- Genre: Conference
- Dates: May
- Frequency: Annual
- Location(s): New York City, New York, U.S.
- Inaugurated: 2009
- Founders: Anthony Scaramucci
- Sponsor: SkyBridge Capital
- Website: salt.org

= SkyBridge Alternatives Conference =

Annual hedge fund conference

The SkyBridge Alternatives Conference (often stylized SALT or SALT iConnections) is an annual hedge fund conference sponsored by SkyBridge Capital that started in 2009. The world's largest hedge fund conference, it is considered by The New York Times to be "one of Wall Street's most prominent gatherings" and by Reuters to be a flagship conference for Wall Street. Traditionally held in Las Vegas, Nevada, the conference moved to New York City in 2021. The conference is known for hosting talks by "high-profile market experts, politicians and show business personalities".

== History ==
Founded in 2009 by Anthony Scaramucci, SALT has evolved into a three-day conference that initially caused his rise to fame. The inaugural conference took place in May 2009 in the ballroom of the Encore Las Vegas.

The 2012 conference featured a performance by Maroon 5 and speeches by Al Gore and Sarah Palin. That same year saw the launch of SALT Singapore, which was later rebranded SALT Asia. By 2014, SALT Asia was reported to attract approximately half as many attendees as its larger Las Vegas counterpart.

In 2017, the attempted sale of SkyBridge Capital to HNA Group resulted in the SALT conference being spun off into its own entity and Scaramucci's divestiture to join President Donald Trump's first administration. Eleven days after his hiring, he was fired by Trump and returned to SALT. The proposed sale, which caused a hiatus in 2018, did not complete, with HNA Group withdrawing its bid.

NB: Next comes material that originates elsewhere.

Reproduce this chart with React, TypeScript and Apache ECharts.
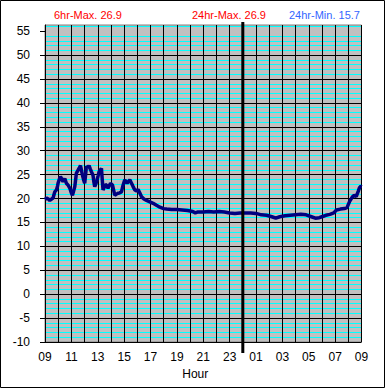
import React, { useEffect, useRef } from "react";
import * as echarts from "echarts";

// Hours elapsed since 09:00
const hours = [
  0.0, 0.12, 0.25, 0.36, 0.5, 0.61, 0.68, 0.74, 0.87, 0.95, 0.99, 1.08, 1.17, 1.27, 1.37, 1.5, 1.62, 1.75, 1.88,
  1.98, 2.08, 2.17, 2.26, 2.38, 2.48, 2.58, 2.69, 2.76, 2.84, 2.92, 3.01, 3.08, 3.14, 3.25, 3.34, 3.43, 3.52,
  3.64, 3.7, 3.77, 3.86, 3.95, 4.03, 4.1, 4.2, 4.28, 4.34, 4.4, 4.5, 4.58, 4.66, 4.78, 4.88, 4.97, 5.05, 5.12,
  5.2, 5.29, 5.4, 5.54, 5.67, 5.8, 5.92, 6.05, 6.15, 6.23, 6.33, 6.43, 6.56, 6.68, 6.81, 6.95, 7.06, 7.2, 7.32,
  7.5, 7.7, 7.95, 8.2, 8.45, 8.71, 9.0, 9.22, 9.6, 10.0, 10.4, 10.8, 11.2, 11.4, 11.6, 12.0, 12.4, 12.8, 13.2,
  13.6, 14.0, 14.4, 14.8, 15.2, 15.6, 16.0, 16.4, 16.8, 17.2, 17.5, 17.8, 18.2, 18.6, 19.0, 19.4, 19.8, 20.2,
  20.5, 20.8, 21.0, 21.3, 21.6, 21.9, 22.1, 22.4, 22.7, 22.9, 23.1, 23.3, 23.45, 23.6, 23.75, 23.85, 23.95, 24.0,
];
const temps = [
  19.8, 20.1, 19.9, 19.6, 19.9, 20.1, 20.8, 21.4, 21.8, 22.6, 23.2, 24.0, 24.6, 24.1, 23.5, 24.2, 23.2, 22.8, 22.2,
  21.3, 20.7, 21.6, 22.5, 25.3, 25.8, 26.3, 26.9, 26.0, 24.9, 24.0, 23.2, 25.0, 26.7, 26.5, 26.9, 26.2, 25.6,
  24.9, 23.6, 22.5, 23.1, 23.9, 24.8, 25.6, 26.0, 26.3, 24.0, 21.8, 22.4, 22.9, 22.8, 22.2, 22.7, 23.2, 23.0, 22.8,
  21.8, 20.7, 20.9, 21.1, 21.2, 21.4, 22.8, 23.9, 23.5, 23.2, 23.6, 23.9, 23.2, 22.5, 21.8, 21.6, 21.9, 21.1, 20.4,
  19.9, 19.6, 19.3, 19.0, 18.6, 18.2, 17.9, 17.8, 17.7, 17.7, 17.6, 17.5, 17.3, 17.0, 17.2, 17.2, 17.3, 17.2, 17.3,
  17.2, 17.0, 16.9, 17.0, 17.0, 17.0, 16.9, 16.6, 16.5, 16.2, 15.9, 16.2, 16.4, 16.5, 16.6, 16.7, 16.6, 16.2,
  15.9, 16.0, 16.2, 16.5, 16.7, 17.0, 17.6, 17.8, 17.9, 18.1, 19.4, 20.3, 20.7, 20.4, 21.5, 22.3, 22.6, 22.5,
];

const startHour = 9;
const midnightHour = 15;
const yMin = -10;
const yMax = 56.3;
const yMajorTicks = [-10, -5, 0, 5, 10, 15, 20, 25, 30, 35, 40, 45, 50, 55];
const statLabels = ["6hr-Max.", "24hr-Max.", "24hr-Min."];
const statValues = [26.9, 26.9, 15.7];

const FONT = "'Liberation Sans', Arial, sans-serif";

export default function App() {
  const ref = useRef<HTMLDivElement>(null);

  useEffect(() => {
    document.body.style.margin = "0";
    if (!ref.current) return;
    const chart = echarts.init(ref.current, null, { renderer: "svg" });
    const statColors = ["#FF0000", "#FF0000", "#3366FF"];
    const statLeft = [54, 192, 289];
    const option: any = {
      animation: false,
      backgroundColor: "#FFFFFF",
      title: statLabels.map((l, i) => ({
        text: `${l} ${statValues[i].toFixed(1)}`,
        left: statLeft[i],
        top: 9,
        padding: 0,
        textStyle: { color: statColors[i], fontSize: 11, fontWeight: "normal", fontFamily: FONT },
      })),
      grid: {
        left: 45,
        right: 23.5,
        top: 25,
        bottom: 46,
        show: true,
        backgroundColor: "#C0C0C0",
        borderColor: "#808080",
        borderWidth: 1,
      },
      xAxis: {
        type: "value",
        min: 0,
        max: 24,
        interval: 2,
        z: 3,
        name: "Hour",
        nameLocation: "middle",
        nameGap: 25,
        nameTextStyle: { fontSize: 12, color: "#000", fontFamily: FONT, padding: [0, 16, 0, 0] },
        axisLine: { show: true, lineStyle: { color: "#000", width: 1 } },
        axisTick: { show: true, length: 4, lineStyle: { color: "#000" } },
        axisLabel: {
          margin: 9,
          fontSize: 12,
          color: "#000",
          fontFamily: FONT,
          formatter: (v: number) => String((startHour + Math.round(v)) % 24).padStart(2, "0"),
        },
        splitLine: { show: true, lineStyle: { color: "#000", width: 1 } },
        minorTick: { show: false, splitNumber: 2 },
        minorSplitLine: { show: true, lineStyle: { color: "#000", width: 1 } },
      },
      yAxis: [
        {
          type: "value",
          min: yMin,
          max: yMax,
          interval: 5,
          position: "left",
          z: 2,
          axisLine: { show: true, lineStyle: { color: "#000", width: 1 } },
          axisTick: { show: true, length: 5, customValues: yMajorTicks, lineStyle: { color: "#000" } },
          axisLabel: {
            margin: 15,
            fontSize: 12,
            color: "#000",
            fontFamily: FONT,
            customValues: yMajorTicks,
            formatter: (v: number) => (yMajorTicks.includes(Math.round(v * 100) / 100) ? String(v) : ""),
          },
          splitLine: { show: true, showMaxLine: false, lineStyle: { color: "#000", width: 1 } },
        },
        {
          type: "value",
          min: yMin,
          max: yMax,
          interval: 1,
          position: "left",
          z: 1,
          axisLine: { show: false },
          axisTick: { show: false },
          axisLabel: { show: false },
          splitLine: {
            show: true,
            showMaxLine: false,
            lineStyle: {
              color: ["rgba(0,0,0,0)", "#00FFFF", "#00FFFF", "#00FFFF", "#00FFFF"],
              width: 1,
            },
          },
        },
      ],
      series: [
        {
          type: "line",
          yAxisIndex: 0,
          data: hours.map((h, i) => [h, temps[i]]),
          showSymbol: false,
          symbol: "none",
          lineStyle: { color: "#000080", width: 3.5 },
          z: 5,
        },
      ],
    };
    chart.setOption(option);

    const px = chart.convertToPixel({ xAxisIndex: 0 }, midnightHour) as number;
    const top = chart.convertToPixel({ yAxisIndex: 0 }, yMax) as number;
    const bot = chart.convertToPixel({ yAxisIndex: 0 }, yMin) as number;
    chart.setOption({
      graphic: [
        {
          type: "line",
          shape: { x1: px, y1: top - 3, x2: px, y2: bot + 11 },
          style: { stroke: "#000", lineWidth: 3 },
          z: 10,
        },
        {
          type: "rect",
          shape: { x: 0.5, y: 0.5, width: 384, height: 387 },
          style: { fill: "none", stroke: "#000", lineWidth: 1 },
          z: 10,
        },
      ],
    });

    return () => chart.dispose();
  }, []);

  return <div ref={ref} style={{ width: 385, height: 388 }} />;
}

Starting with the 2019 conference, the conference's focus shifted from being predominantly hedge fund focused to attracting wider audiences. It features world leaders, after-hours parties, and a concert. The 2019 conference included a performance by John Fogerty. Speaking with Reuters in 2019, which noted how the conference was more subdued than in previous years without a party atmosphere, Scaramucci stated "What we are trying to do is very sober". The conference experienced its second-highest attendance that year, with attendees interviewed by Reuters appreciating "the faster-paced program" and "subdued tone", which they felt "was more appropriate for the current times"

The 2023 conference featured an interview with Dr. Garry Nolan about Unidentified flying objects which was hosted by SALT managing partner Alex Klokus. Klokus hosted another object discussion with retired Lieutenant colonel Karl Nell, a former member of the Unidentified Aerial Phenomena Task Force, at the 2024 conference.

== Attendance ==
The largest hedge fund conference in the world, SALT was referred to by journalist Lawrence Delevingne in 2014 as "the Super Bowl of hedge funds". As of 2018, SALT has averaged 1,800 attendees and hosted former US Presidents Bill Clinton and George Bush.